Marwan's warning had a fateful impact on Israel's decision-makers. Until it was received, Meir, Defense Minister Moshe Dayan and Israel Defense Forces Chief of Staff David Elazar had not convinced by similar warnings that Meir had received from Jordan's King Hussein on September 25, or from from agents in Egypt. Nor did the hasty departure from Egypt of Soviet advisers and their families in late September and early October convince Israel's leaders that war was imminent. The aerial photos of Egypt's emergency deployment along the Suez Canal were also not taken as conclusive evidence of imminent war.

The Israeli government was under pressure, knowing that Zamir was flying to London to meet Marwan, but still did not openly prepare for an attack or call up the reserves (which in retrospect would have given Israel a precious 30-hour advantage ).

But Zamir's phone call and then his telegram from London to his bureau chief, Fredi Eini, and a message from Eini to Israel's leaders finally changed their minds.

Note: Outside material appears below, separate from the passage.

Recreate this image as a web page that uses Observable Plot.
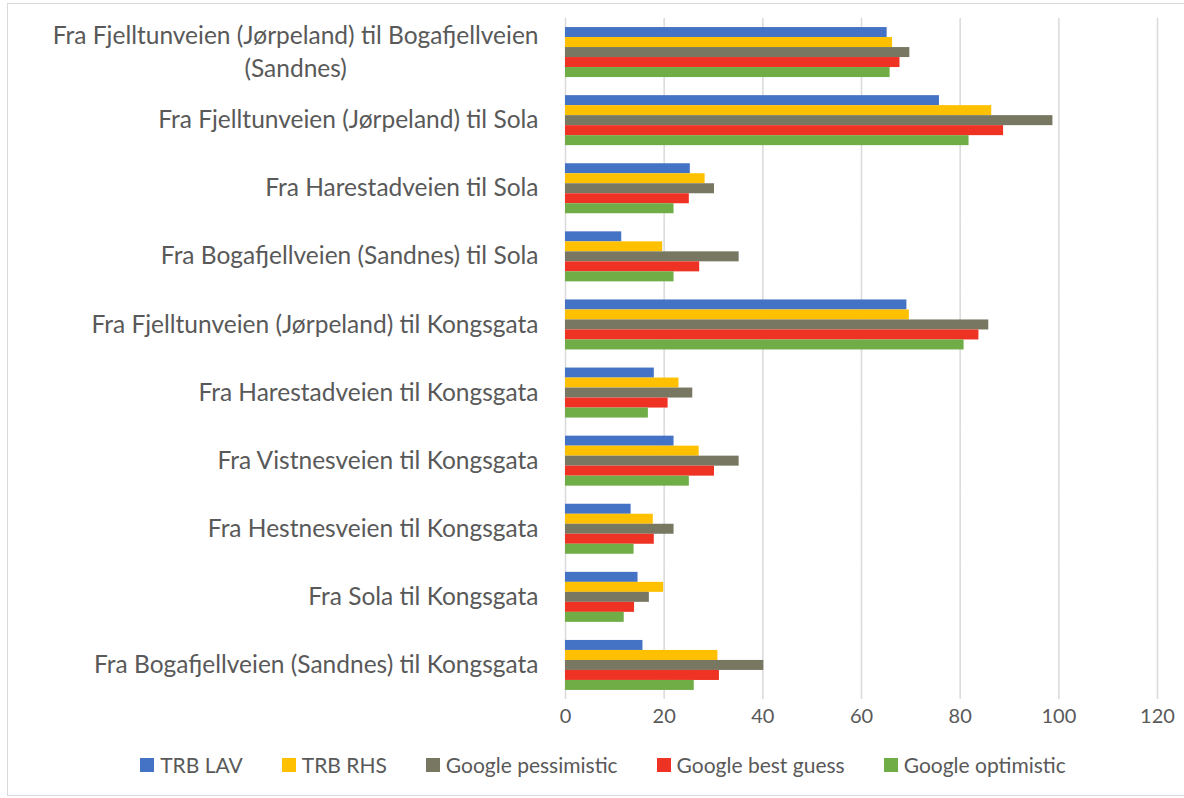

Marwan's warning went down in history as a rare intelligence achievement because it was authentic - unlike other information he supplied, which turned out to be false.

Veteran Mossad officials, among them some who considered other sources of intelligence no less valuable than Marwan, where shocked about a decade ago when Israeli and other researchers abroad mentioned Marwan's name explicitly. Without any direct proof, they pointed to Zeira as the source of the information.

Zeira never denied the mistakes made in assessments of Military Intelligence under his leadership, but dared to question the credibility of the most admired intelligence source in the Mossad.

Zamir was joined by the former MI officers Langotsky and Gilboa, who ostensibly held a grudge against their former commander because of other professional disagreements.

The exchange of accusations between Zamir and Zeira finally went to arbitration before former Supreme Court Justice Theodor Orr. The latter accepted Zamir's version of Zeira's contribution to the revelation of Marwan's name.

On the basis of Orr's decision, a complaint was filed with Weinstein's predecessor, Menahem Mazuz. The police and the State Prosecutor's Office subsequently collected and scrutinized evidence and for the past two years the file has been on Weinstein's desk.

Weinstein is now going to decide what perhaps could have already been decided at the beginning of the affair. The case is important, intriguing and could affect the willingness of intelligence sources to work for Israel, but it is not a matter for an indictment.